Na noite com Picanha e Pedro Juan Gutierrez
16/05/13 20:41Lá se foi o amigo Paulo de Tharso, 52, o Picanha (foto), vulgo cuja origem é um personagem do seu livro “O dia de Santa Bárbara”. O Mário Bortolotto foi quem sacou o apelido. Ator, músico, poeta, pisou fundo na vida, viveu na sístole & diástole da respiração do blues.
Descansa em paz, viejo Picanha. Gracias pela antologia de ensinamentos na madruga da Roosevelt, bar Amistosas e arredores. Sem se falar nas traduções simultâneas de canções do Boris Vian (abaixo) e outros desesperos de rotina.
Deixo ai uma crônica em que registro o nosso encontro com o escritor Pedro Juan Gutierrez, naquela noite em que alertaste o cubano sobre os erros de expressões francesas contidas na “Trilogia Suja de Habana”. Eis o relato:
“Se o macho está perdido, amigo, como se apregoa por ai, não sou eu que vou procurá-lo”, bafejou o escriba Marçal Aquino, em animada mesa da nossa taberna lítero-boêmia em São Paulo de Piratininga, a Mercearia São Pedro.

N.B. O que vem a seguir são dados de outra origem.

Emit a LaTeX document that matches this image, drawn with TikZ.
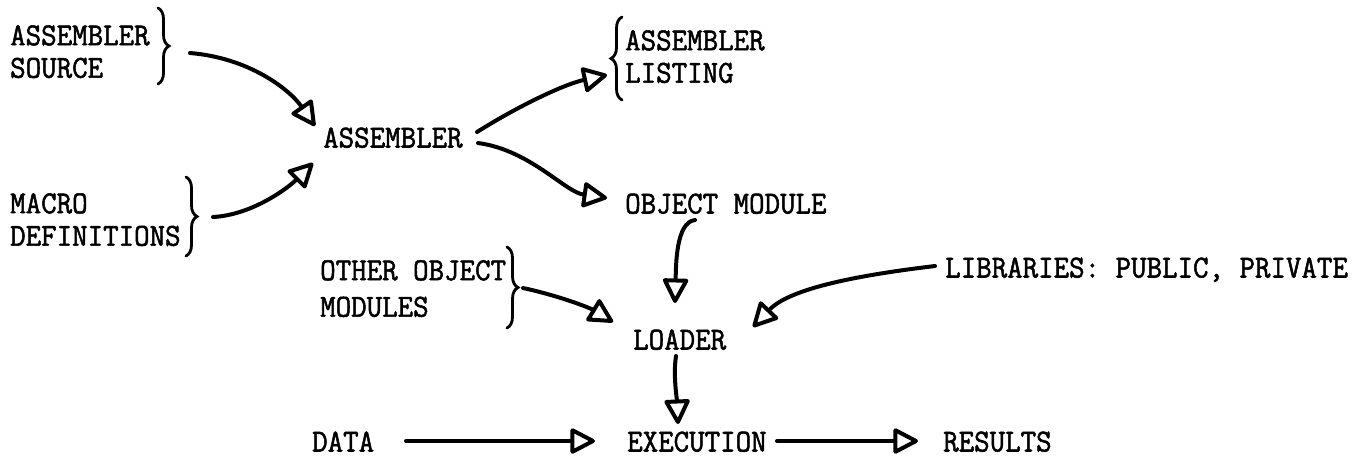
\documentclass[tikz,border=0pt]{standalone}
\usepackage{fontspec}
\setmonofont{Latin Modern Mono}[FakeBold=1.6, FakeStretch=0.94]
\usetikzlibrary{arrows.meta,decorations.pathreplacing}
\newcommand\typeface{\fontsize{32}{32.5}\selectfont\ttfamily}
\tikzset{
  lbl/.style={inner sep=0pt, font=\typeface},
  oneline/.style={lbl, anchor=west, text height=19pt, text depth=0pt},
  twoline/.style={lbl, anchor=north west, align=left},
  flow/.style={line width=4pt, line cap=round,
    -{Triangle[open, round, length=27pt, width=27pt, line width=4pt]}},
  curly/.style={line width=2.8pt, line cap=round, decorate,
    decoration={brace, amplitude=11pt}}
}
\begin{document}
\begin{tikzpicture}[x=1pt, y=-1pt]
\useasboundingbox (0,0) rectangle (1365,466);

% text
\node[twoline] (src) at (10,25)  {ASSEMBLER\\SOURCE};
\node[twoline] (mac) at (10,193) {MACRO\\DEFINITIONS};
\node[oneline] (asm) at (323,138) {ASSEMBLER};
\node[twoline] (lst) at (625,30) {ASSEMBLER\\LISTING};
\node[oneline] (obj) at (625,204) {OBJECT MODULE};
\node[twoline] (oth) at (320,260) {OTHER OBJECT\\[4pt]MODULES};
\node[oneline] (lib) at (945,268) {LIBRARIES: PUBLIC, PRIVATE};
\node[oneline] (ldr) at (633,340) {LOADER};
\node[oneline] (dat) at (312,442) {DATA};
\node[oneline] (exe) at (627,442) {EXECUTION};
\node[oneline] (res) at (943,442) {RESULTS};

% braces grouping the two-line labels
\draw[curly] (158,8) -- (158,84);
\draw[curly] (186,177) -- (186,256);
\draw[curly] (622,100) -- (622,17);
\draw[curly] (507,247) -- (507,328);

% connector ends
\coordinate (srcout) at (190,53);
\coordinate (macout) at (213,217);
\coordinate (asmin1) at (315,126);
\coordinate (asmin2) at (313,163);
\coordinate (asmout1) at (477,132);
\coordinate (asmout2) at (478,143);
\coordinate (lstin) at (607,75);
\coordinate (objin) at (607,198);
\coordinate (objout) at (695,220);
\coordinate (ldrtop) at (675,303);
\coordinate (othout) at (523,288);
\coordinate (ldrleft) at (613,322);
\coordinate (libout) at (935,266);
\coordinate (ldrright) at (753,327);
\coordinate (ldrout) at (676,356);
\coordinate (exetop) at (678,424);
\coordinate (datout) at (406,441);
\coordinate (exein) at (595,441);
\coordinate (exeout) at (777,441);
\coordinate (resin) at (918,441);

% connectors
\draw[flow] (srcout) .. controls (250,58) and (290,90) .. (asmin1);
\draw[flow] (macout) .. controls (252,215) and (288,188) .. (asmin2);
\draw[flow] (asmout1) .. controls (520,105) and (565,84) .. (lstin);
\draw[flow] (asmout2) .. controls (530,150) and (565,192) .. (objin);
\draw[flow] (objout) .. controls (676,222) and (676,265) .. (ldrtop);
\draw[flow] (othout) .. controls (560,296) and (590,308) .. (ldrleft);
\draw[flow] (libout) .. controls (860,275) and (790,288) .. (ldrright);
\draw[flow] (ldrout) .. controls (673,375) and (677,400) .. (exetop);
\draw[flow] (datout) -- (exein);
\draw[flow] (exeout) -- (resin);
\end{tikzpicture}
\end{document}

Claro que o chiste do autor de “Faroestes” rendeu e desabou, graças ao abençoado tonel de Salinas, para uma buena onda digna das páginas mais quentes do cubano Pedro Juan Gutiérrez, que também nos dava a honra àquela noite em que até a lua, tão cândida, expelia garoa de testosterona e macheza.
É, amigo, nunca foi tão difícil ser homem, melhor, nunca foi tão difícil ser macho, para usar a acepção mais apropriada. “Os dilemas são muitos e o meio termo corre sempre o risco de ser mal-compreendido”, bradou algo assim um delicado rapaz de boina cujo batismo me fugiu na ressaca.
“Pára com isso, meu caro!”, atalhou o próprio Aquino.
Continuar sendo o velho e irredutível macho-jurubeba, o macho à válvulas, ou ceder às saudáveis tentações dos metrossexuais e outras vãs modernagens?
“Que pasa?”, manifestou-se o Gutiérrez, abusado.
O ideal, para os novos tempos, a voz dos moderados, seria dosar um pouco de macheza à moda antiga com mais cuidado com a aparência, uma guaribada no guarda-roupa, uma cosmética sem exageros… A diplomacia seguiu noite adentro, não me pergunte de que parte dos cavalheiros.
“No pasa nada!”, advertiu o bravo Picanha, messiê Paulo de Tharso, que se estranhara com o cubano em uma treta lá qualquer, ave memória, sobre expressões gaulesas. “O cubano não aguentou a onda, Xico, não entendeu a sacanagem, vou deixar esse cabrón maluco!”.
O debate-macho prosseguiu. Nada de ostentar uma bancada de creminhos maior do que a da patroa. “Prefiro não! Assim não dá, camaradas, elas odeiam esse tipo de concorrência”, esperneou Reinaldo Moraes, o Reinaldão do clássico “Pornopopeia”.
“Ah, minha gente, um Lancomezinho não tira pedaço”, provocou Marcelino Freire.
“Pelas barbas do profeta”, disse Terron.
“Marquinhos, uma Germana!”, foi tudo que tinha a dizer sobre o assunto o Bressane.
“Ah, eu amo homem cheiroso e bem-cuidado”, pôs lenha pra queimar na churrasqueira a amada Ivana Arruda Leite.
Mas ai não correríamos o risco de perder a personalidade, a pegada?, indagariam os mais tradicionais, aqueles que nunca se permitiram a nada mais do que um punhado de Minâncora ou banha de peixe-boi da Amazônia sobre uma espinha ou um cravo revoltoso.
Perfume ou cheiro natural de homem?
“En Havana mejor sucio mismo”, prossegue dom Gutierrez, pelo que entendi do seu espanhol selvagem.
E tome dilemas noite adentro.
Estão vendo como não está sendo fácil ser macho nos tempos modernos?!
“Macho que é macho não fala a expressão tempos modernos”, Marçal solta o jab de esquerda.
Picanha sorri a sua melancolia mais sagaz e Pedro Juan Gutierrez parece ter encontrado o melhor amigo fora da Ilha. O mestre Picanha ganhava mais um round no ring da noite.